Die Uria-Rinder von Familie Maier leben im freien Familienverbund – und tragen keine Ohrmarken. Foto: Ungureanu

Landwirtschaftsministerium nimmt Stellung zum aktuellen Vorstoß von "Rinderflüsterer" Ernst Hermann Maier.

Balingen/Stuttgart - Auf unseren gestrigen Bericht über den "Rinderflüsterer" Ernst Hermann Maier, der sich hartnäckig weigert, seine Rinder mit gelben Ohrmarken zu versehen, und der jetzt Unterstützer sucht, die ein Protestschreiben an Ministerpräsident Winfried Kretschmann und Landwirtschaftsminister Alexander Bonde unterschreiben, meldet sich das Ministerium für Ländlichen Raum zu Wort: Ministerpräsident Kretschmann und Minister Bonde seien die falschen Adressaten, heißt es in der Stellungnahme: "Die richtigen Adressaten für das Protestschreiben sitzen in Berlin und Brüssel."

Das Land habe sich in den vergangenen Jahren mehrfach beim Bund und auf europäischer Ebene für eine alternative Kennzeichnungsmethode eingesetzt – "bislang allerdings ohne Erfolg", wie Pressesprecherin Denise Burgert schreibt.

So habe die Bundesrats-Initiative Baden-Württembergs zum Thema Ohrmarken – angeregt wurden eine Änderung der Verordnung zur elektronischen Kennzeichnung von Rindern und die Streichung der Bestimmungen über die freiwillige Etikettierung von Rindfleisch – im Bundesrat keine Mehrheit gefunden.

Den Antrag und die Protokollerklärung (die unserer Redaktion vorliegen) habe Minister Bonde im Bundesrat eingebracht. Lediglich drei Länder hätten dafür gestimmt: Baden-Württemberg, Niedersachsen und Schleswig-Holstein. Eine deutliche Mehrheit der Bundesländer teile die Ansicht nicht, dass die Ohrmarkenkennzeichnung ein tierschutzrechtliches Problem darstelle.

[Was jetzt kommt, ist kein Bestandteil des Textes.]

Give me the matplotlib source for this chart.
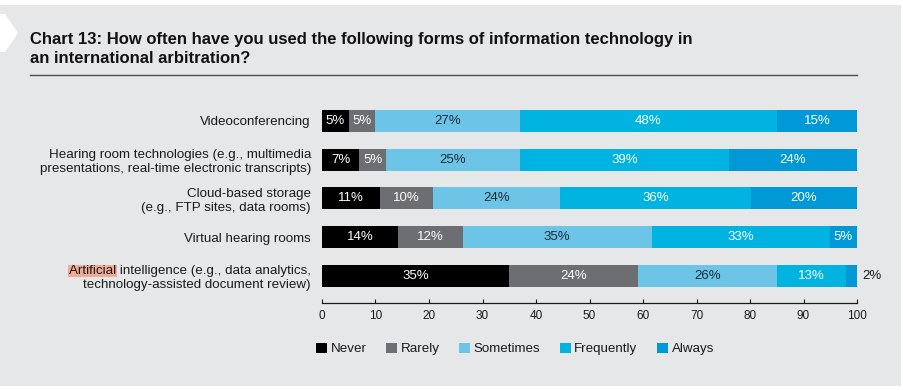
import numpy as np
import matplotlib
matplotlib.use("Agg")
import matplotlib.pyplot as plt
from matplotlib.patches import Rectangle, Polygon
from matplotlib.transforms import IdentityTransform

plt.rcParams['font.family'] = ['Liberation Sans', 'DejaVu Sans']

# data
categories = [
    "Videoconferencing",
    "Hearing room technologies (e.g., multimedia\npresentations, real-time electronic transcripts)",
    "Cloud-based storage\n(e.g., FTP sites, data rooms)",
    "Virtual hearing rooms",
    "Artificial intelligence (e.g., data analytics,\ntechnology-assisted document review)",
]
series_names = ["Never", "Rarely", "Sometimes", "Frequently", "Always"]
never = [5, 7, 11, 14, 35]
rarely = [5, 5, 10, 12, 24]
sometimes = [27, 25, 24, 35, 26]
frequently = [48, 39, 36, 33, 13]
always = [15, 24, 20, 5, 2]
x_ticks = [0, 10, 20, 30, 40, 50, 60, 70, 80, 90, 100]

colors = ["#000000", "#6d6e71", "#6cc5e6", "#00b3e0", "#0098d6"]
text_colors = ["white", "white", "#1c2a3a", "white", "white"]
bg = "#e6e7e8"
dark = "#1a1a1a"

W, H = 904, 390
fig = plt.figure(figsize=(W / 100, H / 100), dpi=100, facecolor="white")

# grey panel and white arrow marker
fig.patches.append(Rectangle((0, 4 / H), 901 / W, 381 / H, transform=fig.transFigure,
                             facecolor=bg, edgecolor="none", zorder=-10))
arrow = [(0, 14), (5, 14), (18, 33), (5, 52), (0, 52)]
fig.patches.append(Polygon([(x / W, 1 - y / H) for x, y in arrow], closed=True,
                           transform=fig.transFigure, facecolor="white",
                           edgecolor="none", zorder=-9))

fig.text(30 / W, 1 - 32 / H,
         "Chart 13: How often have you used the following forms of information technology in\n"
         "an international arbitration?",
         fontsize=12, fontweight="bold", va="top", ha="left", linespacing=1.3,
         color="#111111")
fig.add_artist(plt.Line2D([30 / W, 857 / W], [1 - 75 / H, 1 - 75 / H],
                          transform=fig.transFigure, color="#4d4d4d", lw=1.0))

ax = fig.add_axes([322 / W, 1 - 303 / H, 535 / W, (303 - 101.6) / H])
ax.set_facecolor("none")

data = np.array([never, rarely, sometimes, frequently, always], dtype=float)
totals = data.sum(axis=0)
widths = data / totals * 100
y = np.arange(len(categories))
left = np.zeros(len(categories))
for i, name in enumerate(series_names):
    ax.barh(y, widths[i], left=left, height=0.57, color=colors[i], label=name,
            edgecolor="none")
    for j in range(len(categories)):
        val = data[i, j]
        if widths[i, j] >= 4:
            ax.text(left[j] + widths[i, j] / 2, y[j], f"{int(val)}%", ha="center",
                    va="center", color=text_colors[i], fontsize=9.5)
        else:
            ax.text(101, y[j], f"{int(val)}%", ha="left", va="center",
                    color=dark, fontsize=9.5, clip_on=False)
    left += widths[i]

ax.set_xlim(0, 100)
ax.set_ylim(4.70, -0.5)
ax.set_xticks(x_ticks)
ax.set_xticklabels([str(t) for t in x_ticks], fontsize=8.5, color=dark)
ax.set_yticks(y)
ax.set_yticklabels(categories, fontsize=9.6, color=dark, multialignment="right",
                   linespacing=1.2)
ax.tick_params(axis="y", length=0, pad=8)
ax.tick_params(axis="x", direction="in", length=3, width=0.8, color=dark, pad=5)
for s in ["top", "right", "left"]:
    ax.spines[s].set_visible(False)
ax.spines["bottom"].set_color(dark)
ax.spines["bottom"].set_linewidth(0.9)

leg = fig.legend(loc="center left", bbox_to_anchor=(316 / W, 1 - 349 / H), ncol=5,
                 frameon=False, fontsize=9.6, handlelength=0.85, handleheight=0.85,
                 handletextpad=0.25, columnspacing=1.45, borderaxespad=0, borderpad=0)
for t in leg.get_texts():
    t.set_color(dark)

# highlight on "Artificial"
fig.canvas.draw()
r = fig.canvas.get_renderer()
lab = ax.get_yticklabels()[-1]
bb = lab.get_window_extent(r)
tmp = fig.text(0, 0, "Artificial", fontsize=9.6)
wbb = tmp.get_window_extent(r)
tmp.remove()
line_h = wbb.height
fig.patches.append(Rectangle((bb.x0 - 1, bb.y1 - line_h), wbb.width + 2, line_h,
                             transform=IdentityTransform(), facecolor="#eeab95",
                             edgecolor="none", zorder=-5))

fig.savefig("out.png", dpi=100, facecolor=fig.get_facecolor())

Das Einstanzen der Plastik-Schilder werde hinsichtlich der Transparenz und Rückverfolgbarkeit als "angemessen" erachtet.

Auf EU-Ebene seien bereits 2014 mögliche Änderungen bei der Kennzeichnung von Rindern diskutiert worden. Das Ergebnis: "Eine ausschließliche elektronische Kennzeichnung unter Verzicht auf eine sichtbare Ohrmarke ist nach dem Beschluss des EU-Parlaments weiterhin nicht zulässig." Nach geltendem EU- und Bundesrecht sind für Rinder zwei Ohrmarken zwingend vorgeschrieben. Die zuständige Untere Veterinärbehörde – mit anderen Worten das Landratsamt – habe nach Auskunft des Bundesministeriums für Ernährung und Landwirtschaft auch künftig keinen Ermessensspielraum, eine alternative Kennzeichnung zuzulassen.

Wegen der EU-Vorgaben bestehe bei Nichteinhaltung die Gefahr, dass auf das Land Baden-Württemberg hohe Strafzahlungen zukommen, wird in dem Schreiben des Ministeriums argumentiert: "Auch aus diesem Grund haben die zuständigen Behörden derzeit keinen Ermessensspielraum bei der Frage der Rinderkennzeichnung."

Dennoch setze sich Minister Bonde in einem aktuellen Schreiben an den EU-Kommissar für Gesundheit und Lebensmittelsicherheit, Vytenis Andriukaitis, erneut dafür ein, dass die EU-Verordnung zur elektronischen Kennzeichnung von Rindern ergänzt werde, "damit die zuständigen Behörden bei Betrieben mit extensiver oder alternativer Tierhaltung Ausnahmen von der Ohrmarkenpflicht zulassen und Transponder als einziges Kennzeichnungsmittel anerkennen können".

Vorläufiges Fazit des Ministeriums: "Von 19 000 Rinderhaltern im Land weigert sich ein Betrieb, dieser Rechtspflicht nachzukommen. Folgte man Herrn Maiers Argumentation, wären 99 Prozent aller Biobetriebe Tierquäler."

Ernst Hermann Maier bleibt eisern: An seine Tiere, die mit fälschungssicheren elektronischen Transpondern gekennzeichnet sind, wird nichts angetackert: "99 Prozent aller Betriebe haben Probleme mit Ohrmarken. Nur ich habe keine", sagt er.